Applicable Scenarios

  1. Theoretical Research:
    • Multi-agent system formal verification
    • Game theory and logic intersection research
    • Complexity theory
  2. Safety-Critical Systems:
    • Electronic voting protocol verification
    • Access control policy analysis
    • Autonomous system safety verification
  3. Human-Machine Interaction:
    • Explainable AI strategy design
    • Human-understandable planning
    • Collaborative robotics
  4. Resource-Constrained Environments:
    • Embedded systems
    • IoT devices
    • Mobile robots

Inapplicable Scenarios:

  • Systems requiring precise numerical optimization
  • Continuous state/action spaces
  • Requiring fast online decision-making (complexity too high)

Selected References

  1. Jamroga, W., Malvone, V., & Murano, A. (2019). Natural strategic ability. Artificial Intelligence, 277, 103170.
    • Original definition of natural strategies
  2. Aminof, B., et al. (2019).
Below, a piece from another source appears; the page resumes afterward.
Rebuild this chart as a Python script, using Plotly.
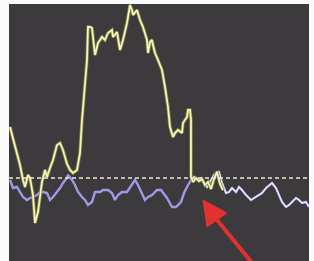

Probabilistic Strategy Logic. IJCAI.
    • PSL's 3EXPSPACE complexity
  3. Chatterjee, K., Chmelik, M., & Davies, J. (2016). A Symbolic SAT-Based Algorithm for Almost-Sure Reachability with Small Strategies in POMDPs. AAAI.
    • NP-completeness of POMDP bounded-memory strategies
  4. Baier, C., et al. (2012). Stochastic game logic. Acta Informatica, 49(4), 203-224.
    • EXPSPACE complexity of stochastic game logic
  5. Alur, R., Henzinger, T., & Kupferman, O. (2002). Alternating-time temporal logic. J. ACM, 49(5), 672-713.
    • Seminal ATL paper

Overall Assessment: This is a high-quality theoretical computer science paper making significant contributions to stochastic multi-agent system verification. The theoretical results are rigorous and complete, problem motivation is well-established, and technical innovations are notable. Main shortcomings are the absence of experimental validation and tool implementation. For theoretical researchers and formal methods researchers, this is essential reading; for practitioners, implementation and case studies are needed. The paper's complexity results establish important theoretical benchmarks for the field.